Under our bill, the full text of a completed trade agreement must be made public at least 60 days before the President can even sign it. This is an all new requirement, Mr. President, giving the American people new and unprecedented access and knowledge of all trade agreements well before they are even submitted to Congress for approval.
After that 60 day period has expired and the President signs an agreement, he must submit to Congress the legal text of a trade agreement and a Statement of Administrative Action at least 30 days before formally submitting an implementing bill.
And, as I noted earlier, the bill includes all new requirements giving members of Congress access to text and information throughout the negotiating process.
Any member of the House of Representatives that supports free trade but is concerned about the secrecy of current negotiations should be the first in line to support the Senate-passed TPA bill. And, once again, any supporters of expanded U.S. exports that are also wary about executive overreach should be trumpeting their support for our bill.
The Senate TPA bill enhances Congress’s role in trade negotiations.
The Senate TPA bill maintains Congress’s power to accept or reject any future trade agreement.
The Senate TPA bill prevents the President from pursuing unilateral changes to U.S. law or policy.
And, the Senate TPA bill provides unprecedented levels of transparency and oversight into trade agreements.
Now, I’m sure that some of the cynics out there have one more question: If TPA imposes all of these requirements and restrictions on the administration, why does the President want it so bad?
The answer to that question is simple: TPA is necessary in order for our negotiators to get a good deal.
We know this is the case, Mr.
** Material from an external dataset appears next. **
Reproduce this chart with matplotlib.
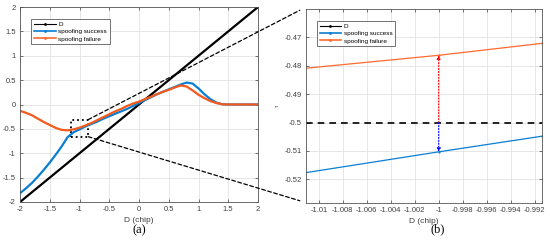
import matplotlib.pyplot as plt
from matplotlib.patches import Rectangle, ConnectionPatch
from matplotlib.lines import Line2D

plt.rcParams['font.family'] = ['Liberation Sans', 'DejaVu Sans']

# Panel (a) - discriminator output vs D
d_chip = [-2.0, -1.9, -1.8, -1.7, -1.6, -1.5, -1.4, -1.3, -1.2, -1.1,
          -1.0, -0.9, -0.8, -0.7, -0.6, -0.5, -0.4, -0.3, -0.2, -0.1,
          0.0, 0.1, 0.2, 0.3, 0.4, 0.5, 0.6, 0.7, 0.8, 0.9,
          1.0, 1.1, 1.2, 1.3, 1.4, 1.5, 1.6, 1.7, 1.8, 1.9, 2.0]
succes = [-1.82, -1.72, -1.61, -1.48, -1.34, -1.19, -1.03, -0.86, -0.67, -0.57,
          -0.51, -0.45, -0.40, -0.35, -0.29, -0.24, -0.19, -0.14, -0.09, -0.03,
          0.03, 0.09, 0.15, 0.21, 0.26, 0.31, 0.36, 0.41, 0.45, 0.43,
          0.33, 0.21, 0.11, 0.04, 0.005, 0.0, 0.0, 0.0, 0.0, 0.0, 0.0]
echec = [-0.13, -0.17, -0.22, -0.29, -0.36, -0.42, -0.48, -0.52, -0.53, -0.51,
         -0.476, -0.43, -0.38, -0.32, -0.26, -0.20, -0.14, -0.09, -0.03, 0.02,
         0.06, 0.11, 0.16, 0.21, 0.26, 0.30, 0.35, 0.39, 0.37, 0.29,
         0.20, 0.13, 0.07, 0.03, 0.005, 0.0, 0.0, 0.0, 0.0, 0.0, 0.0]
ligne_d = [-2.0, 2.0]

# Panel (b) - zoom autour de D = -1
d_zoom = [-1.0112, -1.0, -0.9914]
succes_zoom = [-0.5177, -0.5103, -0.5048]
echec_zoom = [-0.4809, -0.4763, -0.4721]
ref_zoom = -0.5

bleu = '#0A7ED3'
orange = '#F25A1E'
gris = '#404040'


def style_matlab(ax):
    ax.grid(True, color='#E3E3E3', linewidth=0.6)
    ax.set_axisbelow(True)
    ax.tick_params(direction='in', length=2.5, width=0.5, labelsize=5.5,
                   colors=gris, top=True, right=True, pad=3)
    for s in ax.spines.values():
        s.set_color('#555555')
        s.set_linewidth(0.6)


fig = plt.figure(figsize=(5.5, 2.49), dpi=100)
ax1 = fig.add_axes([0.0364, 0.1888, 0.4327, 0.783])
ax2 = fig.add_axes([0.5558, 0.186, 0.4291, 0.7767])

# (a)
ax1.plot(ligne_d, ligne_d, color='black', linewidth=1.6, label='D')
ax1.plot(d_chip, succes, color=bleu, linewidth=1.6, label='spoofing success')
ax1.plot(d_chip, echec, color=orange, linewidth=1.6, label='spoofing failure')
ax1.set_xlim(-2, 2)
ax1.set_ylim(-2, 2)
ax1.set_xticks([-2, -1.5, -1, -0.5, 0, 0.5, 1, 1.5, 2])
ax1.set_xticklabels(['-2', '-1.5', '-1', '-0.5', '0', '0.5', '1', '1.5', '2'])
ax1.set_yticks([-2, -1.5, -1, -0.5, 0, 0.5, 1, 1.5, 2])
ax1.set_yticklabels(['-2', '-1.5', '-1', '-0.5', '0', '0.5', '1', '1.5', '2'])
ax1.set_xlabel('D (chip)', fontsize=6, color=gris, labelpad=3)
style_matlab(ax1)

# rectangle de zoom
ax1.add_patch(Rectangle((-1.144, -0.66), 0.291, 0.35, fill=False,
                        edgecolor='black', linestyle=':', linewidth=1.3))

# (b)
ax2.plot(d_zoom, succes_zoom, color=bleu, linewidth=0.9, marker='.',
         markersize=1.2, label='spoofing success')
ax2.plot(d_zoom, echec_zoom, color='#FF6A30', linewidth=0.9, marker='.',
         markersize=1.2, label='spoofing failure')
ax2.axhline(ref_zoom, color='black', linewidth=1.2, linestyle=(0, (4, 3)))
ax2.annotate('', xy=(d_zoom[1], echec_zoom[1]), xytext=(d_zoom[1], ref_zoom),
             arrowprops=dict(arrowstyle='-|>', color='red', linestyle=':',
                             linewidth=0.8, mutation_scale=5,
                             shrinkA=0, shrinkB=0))
ax2.annotate('', xy=(d_zoom[1], succes_zoom[1]), xytext=(d_zoom[1], ref_zoom),
             arrowprops=dict(arrowstyle='-|>', color='blue', linestyle=':',
                             linewidth=0.8, mutation_scale=5,
                             shrinkA=0, shrinkB=0))
ax2.set_xlim(-1.0111, -0.9914)
ax2.set_ylim(-0.5282, -0.4601)
xt = [-1.01, -1.008, -1.006, -1.004, -1.002, -1.0, -0.998, -0.996, -0.994, -0.992]
ax2.set_xticks(xt)
ax2.set_xticklabels(['-1.01', '-1.008', '-1.006', '-1.004', '-1.002', '-1',
                     '-0.998', '-0.996', '-0.994', '-0.992'])
yt = [-0.52, -0.51, -0.5, -0.49, -0.48, -0.47]
ax2.set_yticks(yt)
ax2.set_yticklabels(['-0.52', '-0.51', '-0.5', '-0.49', '-0.48', '-0.47'])
ax2.set_xlabel('D (chip)', fontsize=6, color=gris, labelpad=3)
ax2.set_ylabel('τ', fontsize=4, color=gris, labelpad=3)
style_matlab(ax2)

# legendes
poignees = [Line2D([], [], color='black', linewidth=0.8, marker='.', markersize=2),
            Line2D([], [], color=bleu, linewidth=1.2, marker='.', markersize=2),
            Line2D([], [], color='#FF6A30', linewidth=1.2, marker='.', markersize=2)]
noms = ['D', 'spoofing success', 'spoofing failure']
for ax in (ax1, ax2):
    leg = ax.legend(poignees, noms, loc='upper left', bbox_to_anchor=(0.048, 0.94),
                    fontsize=4.6, frameon=True, fancybox=False, handlelength=3.4,
                    handletextpad=0.4, borderpad=0.4, labelspacing=0.3,
                    borderaxespad=0)
    leg.get_frame().set_edgecolor('#333333')
    leg.get_frame().set_linewidth(0.6)

# lignes de zoom entre les panneaux
for ya, yb in [(-0.31, 0.995), (-0.66, 0.01)]:
    con = ConnectionPatch(xyA=(-0.853, ya), coordsA='data', axesA=ax1,
                          xyB=(-0.025, yb), coordsB='axes fraction', axesB=ax2,
                          color='black', linestyle=(0, (3, 2)), linewidth=0.9)
    fig.add_artist(con)

fig.text(0.2527, 0.076, '(a)', family='Liberation Serif', fontsize=9,
         ha='center', va='center')
fig.text(0.795, 0.079, '(b)', family='Liberation Serif', fontsize=9,
         ha='center', va='center')

plt.savefig('out.png', dpi=100)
President.
Without TPA in place, our negotiating partners have no guarantees that the deal they sign will be the one Congress will consider. Without those guarantees, they are less likely to put their best offers on the table because they will have no assurances that our country can deliver on the deal.
And, make no mistake, we need to get good deals at the negotiating table.
More than 95 percent of the world’s consumers live outside the United States. If our farmers, manufacturers, and entrepreneurs are going to compete on the world stage, they need access to these customers. History has shown that high-standard free trade agreements expand market access for U.S. exporters and reduce our trade deficits. Most importantly, they grow our economy and create good, high-paying jobs for workers here at home and improve living standards for our citizens and for our trading partners.
If the U.S. is going to advance its values and interests in the international marketplace, we need to be writing the rules and setting the standards. We cannot do that if we are sitting on the sidelines.
This is an important bill, Mr. President. I was very glad to see it pass the Senate with bipartisan support. I hope that, in the coming days, we will see a similar result in the House of Representatives.